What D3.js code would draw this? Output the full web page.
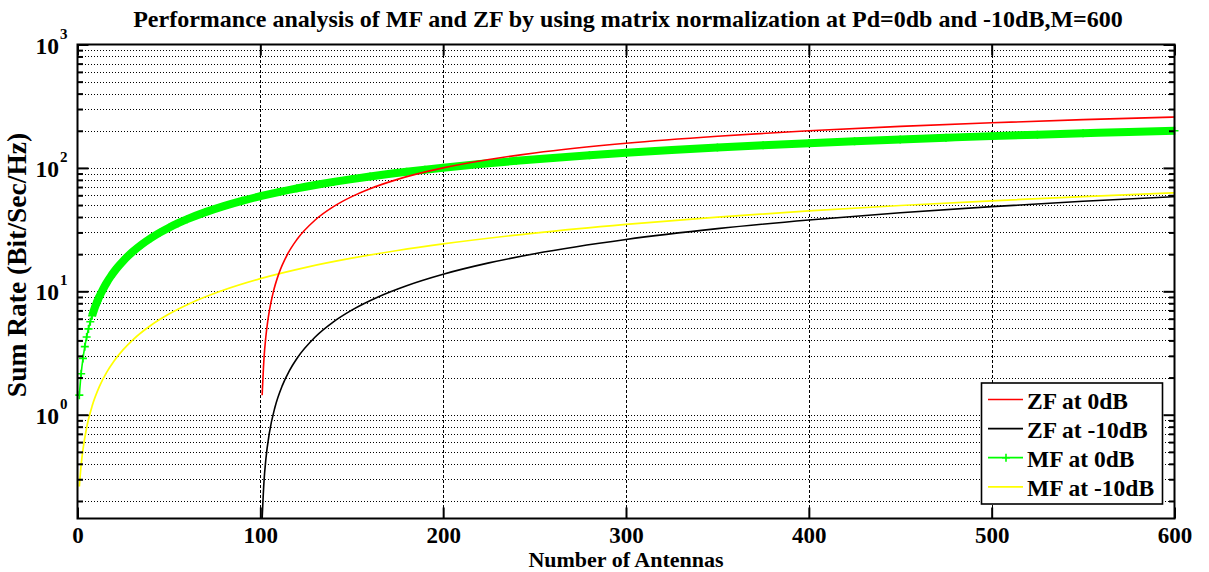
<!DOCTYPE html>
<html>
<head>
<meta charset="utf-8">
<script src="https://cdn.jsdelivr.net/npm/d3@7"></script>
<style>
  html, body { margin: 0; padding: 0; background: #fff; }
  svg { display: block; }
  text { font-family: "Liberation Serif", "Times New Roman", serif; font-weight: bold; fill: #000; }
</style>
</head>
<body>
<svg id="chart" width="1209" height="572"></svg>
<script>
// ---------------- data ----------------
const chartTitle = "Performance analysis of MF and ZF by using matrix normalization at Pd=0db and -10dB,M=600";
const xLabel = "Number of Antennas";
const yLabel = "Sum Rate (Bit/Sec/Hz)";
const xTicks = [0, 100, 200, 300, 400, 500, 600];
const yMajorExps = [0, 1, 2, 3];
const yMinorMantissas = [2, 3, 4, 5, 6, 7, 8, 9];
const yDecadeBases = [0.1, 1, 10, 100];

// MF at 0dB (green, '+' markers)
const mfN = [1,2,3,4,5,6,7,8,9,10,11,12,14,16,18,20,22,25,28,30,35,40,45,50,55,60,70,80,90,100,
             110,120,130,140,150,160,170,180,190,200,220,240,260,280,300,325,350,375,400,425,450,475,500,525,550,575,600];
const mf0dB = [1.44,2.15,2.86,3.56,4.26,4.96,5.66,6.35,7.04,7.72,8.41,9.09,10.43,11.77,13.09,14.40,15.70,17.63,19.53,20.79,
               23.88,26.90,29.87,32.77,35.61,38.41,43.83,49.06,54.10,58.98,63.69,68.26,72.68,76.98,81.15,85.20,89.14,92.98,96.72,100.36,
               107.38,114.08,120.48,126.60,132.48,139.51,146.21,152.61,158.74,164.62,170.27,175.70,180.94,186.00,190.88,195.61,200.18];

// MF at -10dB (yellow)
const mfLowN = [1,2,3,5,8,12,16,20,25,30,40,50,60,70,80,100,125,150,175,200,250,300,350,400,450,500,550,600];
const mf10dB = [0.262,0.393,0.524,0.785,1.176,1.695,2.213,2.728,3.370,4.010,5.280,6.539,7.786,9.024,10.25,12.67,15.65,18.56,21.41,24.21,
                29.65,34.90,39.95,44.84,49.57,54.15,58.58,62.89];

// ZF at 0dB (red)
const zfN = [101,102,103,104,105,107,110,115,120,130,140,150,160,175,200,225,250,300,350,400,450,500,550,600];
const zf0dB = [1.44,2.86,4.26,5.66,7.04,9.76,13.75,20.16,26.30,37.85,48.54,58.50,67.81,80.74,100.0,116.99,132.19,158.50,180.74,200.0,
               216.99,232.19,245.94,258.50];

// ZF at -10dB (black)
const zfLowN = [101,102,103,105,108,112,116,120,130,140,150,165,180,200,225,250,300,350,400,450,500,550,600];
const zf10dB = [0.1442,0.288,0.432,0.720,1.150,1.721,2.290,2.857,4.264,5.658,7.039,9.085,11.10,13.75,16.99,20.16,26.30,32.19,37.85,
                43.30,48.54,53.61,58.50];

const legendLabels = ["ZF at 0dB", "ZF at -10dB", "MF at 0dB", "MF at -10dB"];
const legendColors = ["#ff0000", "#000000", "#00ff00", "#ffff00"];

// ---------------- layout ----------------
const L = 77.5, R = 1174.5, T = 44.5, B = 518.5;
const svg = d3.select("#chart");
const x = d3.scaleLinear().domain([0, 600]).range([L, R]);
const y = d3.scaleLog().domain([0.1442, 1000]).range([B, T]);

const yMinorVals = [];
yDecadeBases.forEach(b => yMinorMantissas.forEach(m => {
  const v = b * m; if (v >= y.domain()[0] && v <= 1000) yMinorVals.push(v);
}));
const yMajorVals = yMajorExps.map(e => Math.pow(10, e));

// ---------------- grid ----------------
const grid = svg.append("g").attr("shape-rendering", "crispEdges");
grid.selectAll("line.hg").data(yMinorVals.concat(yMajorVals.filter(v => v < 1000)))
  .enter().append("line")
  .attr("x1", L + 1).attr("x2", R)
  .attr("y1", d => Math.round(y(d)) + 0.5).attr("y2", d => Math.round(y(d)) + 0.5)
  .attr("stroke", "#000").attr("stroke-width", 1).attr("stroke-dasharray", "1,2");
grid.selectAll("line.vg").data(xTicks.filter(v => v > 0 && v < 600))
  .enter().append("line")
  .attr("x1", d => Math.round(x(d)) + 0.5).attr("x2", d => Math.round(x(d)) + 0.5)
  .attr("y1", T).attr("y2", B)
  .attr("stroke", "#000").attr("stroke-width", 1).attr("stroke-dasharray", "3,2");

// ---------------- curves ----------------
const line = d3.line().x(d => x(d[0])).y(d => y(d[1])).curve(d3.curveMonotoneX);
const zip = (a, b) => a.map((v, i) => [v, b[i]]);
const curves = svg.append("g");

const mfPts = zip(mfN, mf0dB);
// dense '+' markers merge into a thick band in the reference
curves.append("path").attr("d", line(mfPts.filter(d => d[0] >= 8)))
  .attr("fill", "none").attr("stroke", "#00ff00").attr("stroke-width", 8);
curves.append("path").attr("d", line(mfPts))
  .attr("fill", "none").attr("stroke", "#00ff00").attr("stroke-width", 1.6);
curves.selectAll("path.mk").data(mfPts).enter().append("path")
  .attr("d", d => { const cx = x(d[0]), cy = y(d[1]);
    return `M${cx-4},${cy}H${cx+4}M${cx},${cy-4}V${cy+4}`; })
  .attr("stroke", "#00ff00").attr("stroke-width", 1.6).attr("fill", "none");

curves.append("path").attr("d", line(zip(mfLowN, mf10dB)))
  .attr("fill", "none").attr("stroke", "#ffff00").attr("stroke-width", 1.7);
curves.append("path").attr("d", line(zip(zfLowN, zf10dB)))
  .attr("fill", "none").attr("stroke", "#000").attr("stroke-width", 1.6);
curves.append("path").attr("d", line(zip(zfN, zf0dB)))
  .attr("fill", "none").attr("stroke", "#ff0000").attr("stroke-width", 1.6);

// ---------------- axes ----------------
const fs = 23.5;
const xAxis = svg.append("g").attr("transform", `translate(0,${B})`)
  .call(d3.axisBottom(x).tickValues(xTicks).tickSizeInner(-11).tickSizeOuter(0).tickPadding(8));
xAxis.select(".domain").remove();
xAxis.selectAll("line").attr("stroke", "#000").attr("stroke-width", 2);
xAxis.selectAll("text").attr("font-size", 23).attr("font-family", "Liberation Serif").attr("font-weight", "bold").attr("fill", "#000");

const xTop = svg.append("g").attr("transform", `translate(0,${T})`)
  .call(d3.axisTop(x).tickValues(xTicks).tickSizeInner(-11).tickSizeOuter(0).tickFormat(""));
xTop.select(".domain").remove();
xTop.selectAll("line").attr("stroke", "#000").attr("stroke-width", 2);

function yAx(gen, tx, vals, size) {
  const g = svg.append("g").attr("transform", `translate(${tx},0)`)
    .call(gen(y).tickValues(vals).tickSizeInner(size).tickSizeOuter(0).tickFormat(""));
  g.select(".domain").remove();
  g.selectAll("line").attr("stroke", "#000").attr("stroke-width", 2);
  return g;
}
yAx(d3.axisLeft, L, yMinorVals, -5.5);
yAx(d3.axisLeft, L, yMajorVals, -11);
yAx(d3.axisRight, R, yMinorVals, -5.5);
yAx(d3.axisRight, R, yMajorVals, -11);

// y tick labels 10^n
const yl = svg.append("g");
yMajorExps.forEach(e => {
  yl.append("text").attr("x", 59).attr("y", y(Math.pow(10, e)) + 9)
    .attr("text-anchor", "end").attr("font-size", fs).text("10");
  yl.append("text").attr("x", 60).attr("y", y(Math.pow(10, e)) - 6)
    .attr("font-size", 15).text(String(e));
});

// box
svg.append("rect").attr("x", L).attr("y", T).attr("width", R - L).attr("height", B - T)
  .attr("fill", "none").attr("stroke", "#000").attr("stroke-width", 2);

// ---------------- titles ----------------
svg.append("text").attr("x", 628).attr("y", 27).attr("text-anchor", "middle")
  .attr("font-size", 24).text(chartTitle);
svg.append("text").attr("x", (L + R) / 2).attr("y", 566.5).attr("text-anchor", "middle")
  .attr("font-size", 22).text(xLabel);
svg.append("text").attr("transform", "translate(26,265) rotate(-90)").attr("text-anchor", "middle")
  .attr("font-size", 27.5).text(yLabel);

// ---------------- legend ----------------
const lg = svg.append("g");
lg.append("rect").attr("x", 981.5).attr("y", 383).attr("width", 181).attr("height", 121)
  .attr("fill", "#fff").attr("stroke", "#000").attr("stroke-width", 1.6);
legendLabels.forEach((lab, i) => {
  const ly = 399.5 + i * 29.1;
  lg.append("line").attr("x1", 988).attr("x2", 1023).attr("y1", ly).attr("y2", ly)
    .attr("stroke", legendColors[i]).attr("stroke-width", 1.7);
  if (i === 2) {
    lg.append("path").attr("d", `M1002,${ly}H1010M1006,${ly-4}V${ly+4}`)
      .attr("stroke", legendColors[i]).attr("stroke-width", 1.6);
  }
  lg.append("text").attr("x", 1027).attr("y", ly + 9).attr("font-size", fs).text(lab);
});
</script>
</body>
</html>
---
STATED GOAL: Omitting all pictures, restate exactly the lines of the material from its start through the line that contains "const yDecadeBases = [0.1, 1, 10, 100];".

THE ANSWER:
What D3.js code would draw this? Output the full web page.
<!DOCTYPE html>
<html>
<head>
<meta charset="utf-8">
<script src="https://cdn.jsdelivr.net/npm/d3@7"></script>
<style>
  html, body { margin: 0; padding: 0; background: #fff; }
  svg { display: block; }
  text { font-family: "Liberation Serif", "Times New Roman", serif; font-weight: bold; fill: #000; }
</style>
</head>
<body>
<svg id="chart" width="1209" height="572"></svg>
<script>
// ---------------- data ----------------
const chartTitle = "Performance analysis of MF and ZF by using matrix normalization at Pd=0db and -10dB,M=600";
const xLabel = "Number of Antennas";
const yLabel = "Sum Rate (Bit/Sec/Hz)";
const xTicks = [0, 100, 200, 300, 400, 500, 600];
const yMajorExps = [0, 1, 2, 3];
const yMinorMantissas = [2, 3, 4, 5, 6, 7, 8, 9];
const yDecadeBases = [0.1, 1, 10, 100];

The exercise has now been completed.